When I was a mere youth in Senior Secondary School many moons ago, I took Literature in English as one of my optional courses. This was of course quite natural considering my love of the Queen’s language that led me to be reading entire novels by the time I was eleven. Novels from the likes of Charlotte Brontë and Agatha Christie were already in the bag by grade six.
Yet owing to the sheer lack of intellectual stimulation from my Literature in English teacher (among other reasons), I lost interest in the formal course and spent a good chunk of my time engrossed in the likes of Robert Ludlum, Frederick Forsyth, Jack Higgins, Tom Clancy and other more engaging authors.
The years went by like a blur and before I knew it, the grade 12 exams were two months away and I had not read a single book in the Literature in English syllabus. I quickly found the syllabus with the goal of playing catch-up as I was too afraid of getting an F in the subject and causing grief to my dear mother who had invested quite a bit of dosh in my reading pursuits.
You see, from the time I was in nursery school, she faithfully took me by the hand every so often into Kingston’s, the leading book shop of the day in Lusaka. It was located where the current Cavmont Bank branch is in Anchor House next to Shoprite Cairo Road. Sometimes when I have walked into the branch, I can still “see” books displayed all over the banking hall.
The Ladybird classics on the English monarchs were my favourite. I knew English history like the back of my hand by the time I was in grade seven. The story of King Alfred the Great and Richard II, aka “The Lion heart” were among my favourites, not to mention all the various detective series like The Hardy Boys and Nancy Drew Mysteries.

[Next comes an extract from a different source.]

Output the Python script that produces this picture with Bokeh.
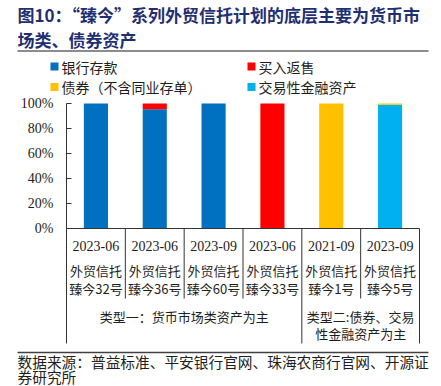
from bokeh.plotting import figure
from bokeh.models import (Range1d, FixedTicker, PrintfTickFormatter, ColumnDataSource,
                          LinearAxis)
from bokeh.core.properties import value
from bokeh.embed import file_html
from bokeh.resources import INLINE

# ---------------- data ----------------
dates = ["2023-06", "2023-06", "2023-09", "2023-06", "2021-09", "2023-09"]
names1 = ["外贸信托"] * 6
names2 = ["臻今32号", "臻今36号", "臻今60号", "臻今33号", "臻今1号", "臻今5号"]
series = ["银行存款", "买入返售", "交易性金融资产", "债券（不含同业存单）"]
bank_deposit = [100.0, 95.4, 100.0, 0.0, 0.0, 0.0]
reverse_repo = [0.0, 4.6, 0.0, 100.0, 0.0, 0.0]
trading_assets = [0.0, 0.0, 0.0, 0.0, 0.0, 99.0]
bonds = [0.0, 0.0, 0.0, 0.0, 100.0, 1.0]
colors = ["#0070C0", "#FF0000", "#00B0F0", "#FFC000"]
y_ticks = [0, 20, 40, 60, 80, 100]
groups = ["类型一：货币市场类资产为主", "类型二:债券、交易", "性金融资产为主"]
legend_order = ["银行存款", "买入返售", "债券（不含同业存单）", "交易性金融资产"]
legend_colors = ["#0070C0", "#FF0000", "#FFC000", "#00B0F0"]
title1 = "图10：“臻今”系列外贸信托计划的底层主要为货币市"
title2 = "场类、债券资产"
source1 = "数据来源：普益标准、平安银行官网、珠海农商行官网、开源证"
source2 = "券研究所"

# ---------------- geometry (page pixels -> data) ----------------
W, H = 441, 386
FL, FR = 66, 419            # plot area left / right in page pixels
SX = (FR - FL) / 6.0        # pixels per category
SY = 1.25                   # pixels per percent


def X(px):
    return (px - FL) / SX


def Y(py):
    return (228 - py) / SY


CJK = "Noto Sans CJK SC"
TXT = "#1e1e1e"
LC = "#333333"

p = figure(width=W, height=H, output_backend="svg", toolbar_location=None,
           x_range=Range1d(X(0), X(W)), y_range=Range1d(Y(H), Y(0)),
           x_axis_location=None, y_axis_location=None, min_border=0,
           outline_line_color=None, background_fill_color="white",
           border_fill_color="white")
p.grid.visible = False

ax = LinearAxis(fixed_location=0, ticker=FixedTicker(ticks=y_ticks),
                formatter=PrintfTickFormatter(format="%d%%"))
ax.axis_line_color = None
ax.major_tick_in = 5
ax.major_tick_out = 0
ax.major_tick_line_color = LC
ax.minor_tick_line_color = None
ax.major_label_text_font = "Liberation Serif"
ax.major_label_text_font_size = "14px"
ax.major_label_text_color = TXT
ax.major_label_standoff = 13
p.add_layout(ax, "left")

# bars
xs = [i + 0.5 for i in range(len(dates))]
src = ColumnDataSource(dict(x=xs, **{
    series[0]: bank_deposit, series[1]: reverse_repo,
    series[2]: trading_assets, series[3]: bonds}))
p.vbar_stack(series, x="x", width=0.41, color=colors, line_color=None, source=src)

# axis / table lines
p.segment(x0=[0], y0=[Y(343)], x1=[0], y1=[100], line_color=LC, line_width=1)
p.segment(x0=[0], y0=[0], x1=[6], y1=[0], line_color=LC, line_width=1)
p.segment(x0=[1, 2, 3, 5], y0=[0] * 4, x1=[1, 2, 3, 5], y1=[Y(298)] * 4,
          line_color=LC, line_width=1)
p.segment(x0=[4, 6], y0=[0] * 2, x1=[4, 6], y1=[Y(343)] * 2, line_color=LC, line_width=1)

# category labels
tsrc = ColumnDataSource(dict(x=xs, d=dates, n1=names1, n2=names2,
                             y0=[Y(245)] * 6, y1=[Y(270)] * 6, y2=[Y(288)] * 6))
p.text(x="x", y="y0", text="d", source=tsrc, text_font=value("Liberation Serif"),
       text_font_size="14px", text_align="center", text_baseline="middle",
       text_color=TXT)
p.text(x="x", y="y1", text="n1", source=tsrc, text_font=value(CJK),
       text_font_size="13px", text_align="center", text_baseline="middle",
       text_color=TXT)
p.text(x="x", y="y2", text="n2", source=tsrc, text_font=value(CJK),
       text_font_size="13px", text_align="center", text_baseline="middle",
       text_color=TXT)
gsrc = ColumnDataSource(dict(x=[2.0, 5.0, 5.0], y=[Y(316), Y(316), Y(333)], t=groups))
p.text(x="x", y="y", text="t", source=gsrc, text_font=value(CJK),
       text_font_size="13px", text_align="center", text_baseline="middle",
       text_color=TXT)

# title
navy = "#1f2f72"
p.text(x=[X(17)] * 2, y=[Y(14), Y(39)], text=[title1, title2], text_font=value(CJK),
       text_font_size="17px", text_font_style="bold", text_color=navy,
       text_align="left", text_baseline="middle")
p.segment(x0=[X(17)], y0=[Y(50.5)], x1=[X(428)], y1=[Y(50.5)],
          line_color="#8c8c8c", line_width=2)

# legend
lx = [54, 251, 54, 251]
ly = [66, 66, 86.5, 86.5]
p.rect(x=[X(v) for v in lx], y=[Y(v) for v in ly], width=8, height=8,
       width_units="screen", height_units="screen", fill_color=legend_colors,
       line_color=None)
p.text(x=[X(v + 7) for v in lx], y=[Y(v) for v in ly], text=legend_order,
       text_font=value(CJK), text_font_size="14px", text_color=TXT,
       text_align="left", text_baseline="middle")

# footnote
p.segment(x0=[X(17)], y0=[Y(352)], x1=[X(428)], y1=[Y(352)],
          line_color="#404040", line_width=1.5)
p.text(x=[X(17)] * 2, y=[Y(360.5), Y(376)], text=[source1, source2], text_font=value(CJK),
       text_font_size="14.7px", text_color=TXT, text_align="left",
       text_baseline="middle")

open("out.html", "w").write(file_html(p, INLINE))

So there I was in grade 12, about to fail the Literature in English exam. I then spent the next 30 days or so studying the recommended books in the syllabus for our school (Kabulonga Boys) plus another book that was in the syllabus for other schools. It was “Animal Farm” by George Orwell and I really enjoyed reading it. The book fascinated me greatly because of the great story and I had seen the cartoon on ZNBC TV earlier. (By the way I passed my Literature exam with flying colours).
About five years later, I got a deeper understanding of the political message in Animal Farm. It was a satirical piece meant to expose the hypocrisy and gross contradictions of the Soviet Union’s evil Communist regime that literally turned every one into slaves while the corrupt ruling elite lived like kings and queens. They privatized wealth and nationalized poverty and the pattern repeated itself in China, Cuba and most African countries including our very own Zambia.
For me, the biggest lesson of Animal Farm is the fascinating situation where in most African countries, the racist white colonialists (represented by farmer Jones in the novel) are often replaced by even worse evil despotic regimes as typified by the pigs in the story. At the end of the Animal Farm story, we find the animals regretting getting rid of farmer Jones and longing for his return.
In countries like Zambia, it seems this kind of pattern keeps repeating itself. The colonialists were removed by UNIP but Zambians became poorer and many began complaining. Then UNIP was removed by MMD and again there were many complaints as companies were privatized with job losses and corruption becoming endemic. Then MMD was removed by PF and people are again complaining about how bad the economy is at the moment and the culture of theft and corruption in government has now added incompetence to it.
I have had many a conversation with some oldies who tell me in Bemba that “Ifintu fyaliko bwino mu fedro [things were better in colonial times].” And similar conversations with people who rail against MMD and PF. So it seems that we cannot get to a point where Zambians can say that we are now better off than we were under a previous regime, especially when you consider that it took 46 years for Zambia to regain Middle income status and our GDP per capita adjusted for inflation is still lower today than at its 1965 peak.
We are about to elect the seventh president in about six and a half months and we are in for a roller-coaster ride, if recent political events are anything to go by. We shall all need sackfuls of popcorn as the political drama unfolds with new parties being formed, alliances being forged, defections and counter-defections accompanied by endless media statements about how so and so is not a factor.
Whoever wins, I hope and pray that we don’t end up with Animal Farm Part 4, five years later. Or is it Animal Farm Part 7?